To be myself is something I do well
Васильевский остров я скорее не люблю, но ему не откажешь в сохранении неповторимого духа города, смурного Петербурга, выросшего на болотах, пролетарского Ленинграда, пугливо прячущегося за закопчёнными окнами убитых коммуналок, за тяжёлыми дверьми немытых подъездов, среди высоченных кирпичных труб, подпирающих низкое фабричное небо. Широкие эспланады проспектов, тёмные подворотни линий. Нерасторопный троллейбус провозит от Университета до Морского вокзала, петляя между залитыми светом роскошными кварталами и соседствующими с ними глухими заспанными дворами. Тем страннее на окраине острова ожившая громада Севкабеля.
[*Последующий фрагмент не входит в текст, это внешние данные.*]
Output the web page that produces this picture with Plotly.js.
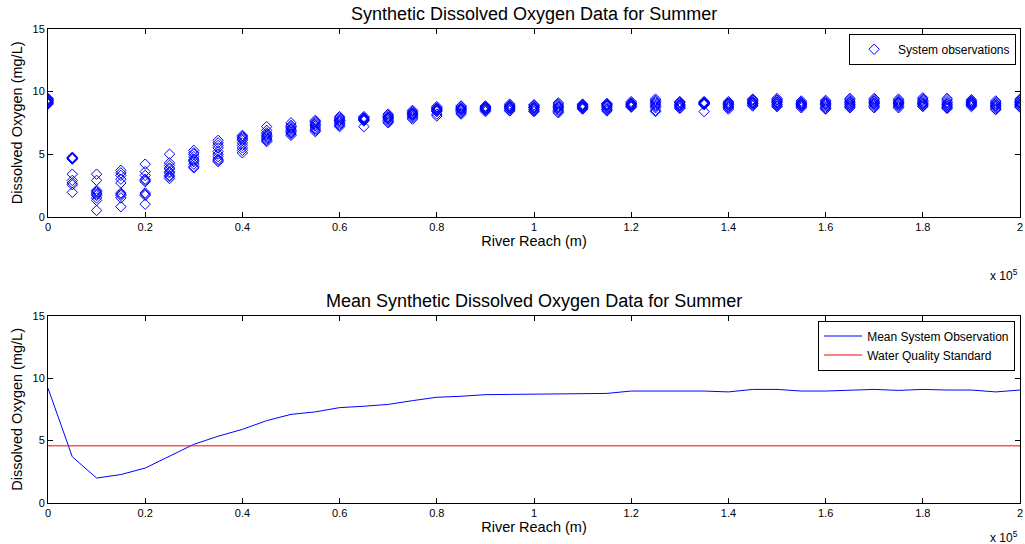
<!DOCTYPE html>
<html>
<head>
<meta charset="utf-8">
<script src="https://cdn.plot.ly/plotly-3.0.1.min.js"></script>
<style>
  html, body { margin: 0; padding: 0; background: #fff; }
  #chart { width: 1025px; height: 544px; }
</style>
</head>
<body>
<div id="chart"></div>
<script>
// River reach positions (m)
const reach = [0, 5000, 10000, 15000, 20000, 25000, 30000, 35000, 40000, 45000,
  50000, 55000, 60000, 65000, 70000, 75000, 80000, 85000, 90000, 95000,
  100000, 105000, 110000, 115000, 120000, 125000, 130000, 135000, 140000, 145000,
  150000, 155000, 160000, 165000, 170000, 175000, 180000, 185000, 190000, 195000, 200000];

// Synthetic dissolved oxygen observations (mg/L), one list per reach position
const observations = [
  [9.45, 9.4, 9.35, 9.3, 9.25, 9.2, 9.15, 9.1, 9.05, 9.0],
  [4.6, 4.65, 4.7, 4.75, 4.7, 3.4, 2.9, 2.7, 2.55, 1.95],
  [3.4, 2.9, 2.1, 2.0, 1.9, 1.8, 1.7, 1.5, 1.3, 0.5],
  [3.7, 3.5, 3.3, 3.0, 2.7, 1.9, 1.8, 1.7, 1.5, 0.8],
  [4.2, 3.6, 3.3, 3.0, 2.9, 2.8, 1.9, 1.8, 1.7, 1.0],
  [5.0, 4.3, 4.1, 3.9, 3.8, 3.6, 3.5, 3.3, 3.2, 3.05],
  [5.3, 5.1, 5.0, 4.8, 4.6, 4.5, 4.4, 4.2, 4.0, 3.9],
  [6.1, 5.9, 5.7, 5.5, 5.2, 5.0, 4.8, 4.6, 4.5, 4.4],
  [6.5, 6.4, 6.3, 6.2, 6.1, 5.9, 5.7, 5.5, 5.3, 5.1],
  [7.2, 6.9, 6.7, 6.6, 6.5, 6.4, 6.3, 6.2, 6.1, 6.0],
  [7.5, 7.3, 7.2, 7.1, 7.0, 6.9, 6.8, 6.7, 6.6, 6.5],
  [7.7, 7.6, 7.5, 7.4, 7.3, 7.25, 7.1, 7.0, 6.9, 6.8],
  [8.0, 7.9, 7.8, 7.7, 7.7, 7.6, 7.5, 7.4, 7.3, 7.2],
  [8.0, 7.9, 7.9, 7.85, 7.8, 7.8, 7.75, 7.7, 7.65, 7.2],
  [8.2, 8.1, 8.0, 7.95, 7.9, 7.85, 7.8, 7.7, 7.6, 7.5],
  [8.5, 8.4, 8.3, 8.25, 8.2, 8.15, 8.1, 8.0, 7.9, 7.8],
  [8.8, 8.7, 8.65, 8.6, 8.55, 8.5, 8.45, 8.4, 8.2, 8.05],
  [8.85, 8.8, 8.7, 8.65, 8.6, 8.55, 8.5, 8.4, 8.3, 8.2],
  [8.85, 8.8, 8.75, 8.7, 8.7, 8.65, 8.6, 8.55, 8.5, 8.4],
  [9.0, 8.9, 8.85, 8.8, 8.75, 8.7, 8.65, 8.6, 8.5, 8.45],
  [8.95, 8.9, 8.8, 8.75, 8.7, 8.7, 8.6, 8.55, 8.45, 8.4],
  [9.1, 9.0, 8.9, 8.8, 8.75, 8.7, 8.6, 8.5, 8.4, 8.3],
  [9.0, 8.95, 8.9, 8.85, 8.8, 8.8, 8.75, 8.7, 8.65, 8.6],
  [9.05, 9.0, 8.95, 8.9, 8.85, 8.8, 8.7, 8.6, 8.55, 8.45],
  [9.2, 9.1, 9.05, 9.0, 9.0, 8.95, 8.9, 8.85, 8.8, 8.75],
  [9.4, 9.3, 9.2, 9.1, 9.0, 8.9, 8.8, 8.7, 8.5, 8.4],
  [9.2, 9.15, 9.1, 9.0, 8.95, 8.9, 8.85, 8.8, 8.7, 8.65],
  [9.2, 9.15, 9.1, 9.1, 9.05, 9.05, 9.0, 9.0, 8.95, 8.4],
  [9.2, 9.1, 9.05, 9.0, 8.95, 8.9, 8.8, 8.75, 8.7, 8.6],
  [9.4, 9.35, 9.3, 9.2, 9.15, 9.1, 9.05, 9.0, 8.9, 8.85],
  [9.45, 9.35, 9.3, 9.2, 9.15, 9.1, 9.0, 8.95, 8.85, 8.8],
  [9.25, 9.15, 9.1, 9.05, 9.0, 8.95, 8.9, 8.85, 8.8, 8.7],
  [9.3, 9.2, 9.1, 9.05, 9.0, 8.95, 8.85, 8.75, 8.65, 8.6],
  [9.45, 9.35, 9.25, 9.15, 9.1, 9.0, 8.95, 8.85, 8.8, 8.7],
  [9.45, 9.35, 9.25, 9.2, 9.1, 9.05, 9.0, 8.9, 8.8, 8.7],
  [9.4, 9.3, 9.2, 9.15, 9.1, 9.05, 9.0, 8.9, 8.8, 8.7],
  [9.5, 9.4, 9.3, 9.2, 9.1, 9.05, 9.0, 8.95, 8.85, 8.8],
  [9.45, 9.35, 9.2, 9.1, 9.0, 8.95, 8.85, 8.8, 8.7, 8.65],
  [9.35, 9.25, 9.2, 9.15, 9.1, 9.05, 9.0, 8.95, 8.9, 8.8],
  [9.25, 9.15, 9.05, 9.0, 8.9, 8.85, 8.8, 8.7, 8.6, 8.55],
  [9.4, 9.3, 9.2, 9.15, 9.1, 9.0, 8.95, 8.9, 8.8, 8.75]
];

// Mean system observation (mg/L) per reach position
const meanObs = [9.2, 3.7, 2.0, 2.28, 2.8, 3.75, 4.7, 5.35, 5.9, 6.6,
  7.1, 7.3, 7.64, 7.75, 7.9, 8.2, 8.47, 8.55, 8.68, 8.7,
  8.72, 8.76, 8.78, 8.78, 8.97, 8.97, 8.97, 8.97, 8.9, 9.1,
  9.1, 8.97, 8.97, 9.05, 9.1, 9.02, 9.1, 9.05, 9.05, 8.9, 9.05];

// Water quality standard (mg/L)
const wqStandard = 4.58;

// Axis ticks
const xTickVals = [0, 20000, 40000, 60000, 80000, 100000, 120000, 140000, 160000, 180000, 200000];
const xTickText = ["0", "0.2", "0.4", "0.6", "0.8", "1", "1.2", "1.4", "1.6", "1.8", "2"];
const yTickVals = [0, 5, 10, 15];

const obsX = [], obsY = [];
reach.forEach((r, i) => observations[i].forEach(v => { obsX.push(r); obsY.push(v); }));

const FONT = "Liberation Sans, Arial, Helvetica, sans-serif";

const traces = [
  {
    x: obsX, y: obsY, xaxis: 'x', yaxis: 'y', type: 'scatter', mode: 'markers',
    name: 'System observations',
    marker: { symbol: 'diamond-open', size: 8, color: '#0000ff', line: { width: 1, color: '#0000ff' } },
    legend: 'legend'
  },
  {
    x: reach, y: meanObs, xaxis: 'x2', yaxis: 'y2', type: 'scatter', mode: 'lines',
    name: 'Mean System Observation', line: { color: '#0000ff', width: 1 },
    legend: 'legend2'
  },
  {
    x: [reach[0], reach[reach.length - 1]], y: [wqStandard, wqStandard], xaxis: 'x2', yaxis: 'y2',
    type: 'scatter', mode: 'lines',
    name: 'Water Quality Standard', line: { color: '#ff0000', width: 1 },
    legend: 'legend2'
  }
];

function xAxis(anchor) {
  return {
    anchor: anchor, domain: [0, 1], range: [0, 200000],
    tickmode: 'array', tickvals: xTickVals, ticktext: xTickText,
    ticks: 'inside', ticklen: 5, tickcolor: '#000', tickwidth: 1,
    showline: true, linecolor: '#000', linewidth: 1, mirror: 'ticks',
    showgrid: false, zeroline: false,
    tickfont: { family: FONT, size: 11, color: '#000' },
    title: { text: 'River Reach (m)', font: { family: FONT, size: 14.5, color: '#000' }, standoff: 3 }
  };
}
function yAxis(anchor, domain) {
  return {
    anchor: anchor, domain: domain, range: [0, 15],
    tickmode: 'array', tickvals: yTickVals,
    ticks: 'inside', ticklen: 5, tickcolor: '#000', tickwidth: 1,
    showline: true, linecolor: '#000', linewidth: 1, mirror: 'ticks',
    showgrid: false, zeroline: false,
    tickfont: { family: FONT, size: 11, color: '#000' },
    title: { text: 'Dissolved Oxygen (mg/L)', font: { family: FONT, size: 14.5, color: '#000' }, standoff: 6 }
  };
}

const legendCommon = {
  xanchor: 'right', yanchor: 'top',
  bgcolor: '#fff', bordercolor: '#000', borderwidth: 1,
  font: { family: FONT, size: 12, color: '#000' },
  itemwidth: 38, tracegroupgap: 0
};

const layout = {
  width: 1025, height: 544,
  paper_bgcolor: '#fff', plot_bgcolor: '#fff',
  margin: { l: 48, r: 5, t: 29, b: 41 },
  font: { family: FONT, color: '#000' },
  showlegend: true,
  xaxis: xAxis('y'),
  yaxis: yAxis('x', [0.604, 1]),
  xaxis2: xAxis('y2'),
  yaxis2: yAxis('x2', [0, 0.395]),
  legend: Object.assign({ x: 0.996, y: 0.99 }, legendCommon),
  legend2: Object.assign({ x: 0.995, y: 0.385 }, legendCommon),
  annotations: [
    { text: 'Synthetic Dissolved Oxygen Data for Summer', xref: 'paper', yref: 'paper',
      x: 0.5, y: 1, yshift: 3, xanchor: 'center', yanchor: 'bottom', showarrow: false,
      font: { family: FONT, size: 18, color: '#000' } },
    { text: 'Mean Synthetic Dissolved Oxygen Data for Summer', xref: 'paper', yref: 'paper',
      x: 0.5, y: 0.395, yshift: 3, xanchor: 'center', yanchor: 'bottom', showarrow: false,
      font: { family: FONT, size: 18, color: '#000' } },
    { text: 'x 10<sup>5</sup>', xref: 'paper', yref: 'paper',
      x: 1, y: 0.604, yshift: -48, xanchor: 'right', yanchor: 'top', showarrow: false,
      font: { family: FONT, size: 12, color: '#000' } },
    { text: 'x 10<sup>5</sup>', xref: 'paper', yref: 'paper',
      x: 1, y: 0, yshift: -24, xanchor: 'right', yanchor: 'top', showarrow: false,
      font: { family: FONT, size: 12, color: '#000' } }
  ]
};

Plotly.newPlot('chart', traces, layout, { displayModeBar: false, staticPlot: true });
</script>
</body>
</html>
Я не знаю, Петербург ли это Балабанова, потому что у него любой город — потусторонний, но он идеально совпадает с балабановским кино: то ли рок-н-ролльно подпольный Ёбург, то ли беспредельно бандитский город на Неве, то ли тонущий в дребезжании трамваев неосвещённый парк Горэлектротранса, то ли крылатые взмахи прозрачной белой ночи. То ли разлагающий декаданс, то ли со всполохами шаманства кочегарка.
Атмосферность фильмов Балабанова бесподобна, но ей не уступает рукотворный мир предметов, собранный фанатично из тысяч мелочей, в неслучайность которых даже трудно поверить, будь то нестройно тикающая часовая стена «Счастливых дней», скрупулёзное безвременье «Замка», фотографическая точность «Про уродов и людей» или махровый позднесоветский быт «Груза 200». Даже самое глубокое и взыскательное погружение не в состоянии разрушить картинки: в ней нет лажи ни на поверхности, ни глубоко внутри, сколько ни спускайся.
Кино Балабанова — это настоящее путешествие, во времени и в пространстве, к себе и от себя; кажется, довольно абстрактное, но в то же время предельно конкретное, чрезвычайно обобщающее и вместе с тем сугубо личное, и как ни оценивай его по шкале «не нравится-нравится», оно никогда не бывает «мимо», потому что, удачное или не очень, никогда не делалось «мимо себя».
Кино Балабанова — настоящее, в том смысле, что никаким другим языком этого не сказать, никакими другими средствами не выразить, никаким другим видом искусства не постичь, не заменить ни книгой, ни театром. Оно — не набор разрозненных фильмов, а целая, полноценная, самодостаточная киновселенная, в которой и «Настя и Егор», и недоснятая «Река», и «Я тоже хочу» — лишь звенья одной цепи, связанные не именем режиссёра, но — его мировоззрением, представляющие не панораму советской/российской жизни, но — законченную картину мира.
Она захватывает зрителя, втягивая его в себя: благодаря прекрасной работе братьев Балабановых это происходит почти мгновенно, — и, сколько бы ни ругали Балабанова за чернуху и беспросветность, выбираться из неё на реальный свет совсем не хочется: бесфонарность Кожевенной линии не слишком соблазнительна в сравнении с чарующей притягательностью киноплёнки, с волшебством мерцающего киноэкрана.
Я не видела «Счастливых дней» и не уверена про «Прибытие поезда» a la russe: может быть, когда-то давно, припоминаю смутно Маковецкого-Трофима, и это непременно надо найти.
P.S. Я люблю свою работу, но нисколько не страдаю и при её отсутствии, и без неё прекрасно обхожусь. Я знаю, чем заполнить выходные, чем занять свободное время: его всегда недостаточно, всегда не хватает, всегда меньше, чем нужно, чтобы пусть не доделать, но хотя бы начать то, что, если повезёт, оставит подобие следа на Земле. Поэтому утра понедельников всё чаще становятся ареной ожесточённой борьбы между желанием сделать что-то стоящее (ведь время неумолимо, как и силы) и жизненной необходимостью пойти на работу, превращаются в мучительные поиски рабочего тонуса, требующие всё больших еженедельных усилий.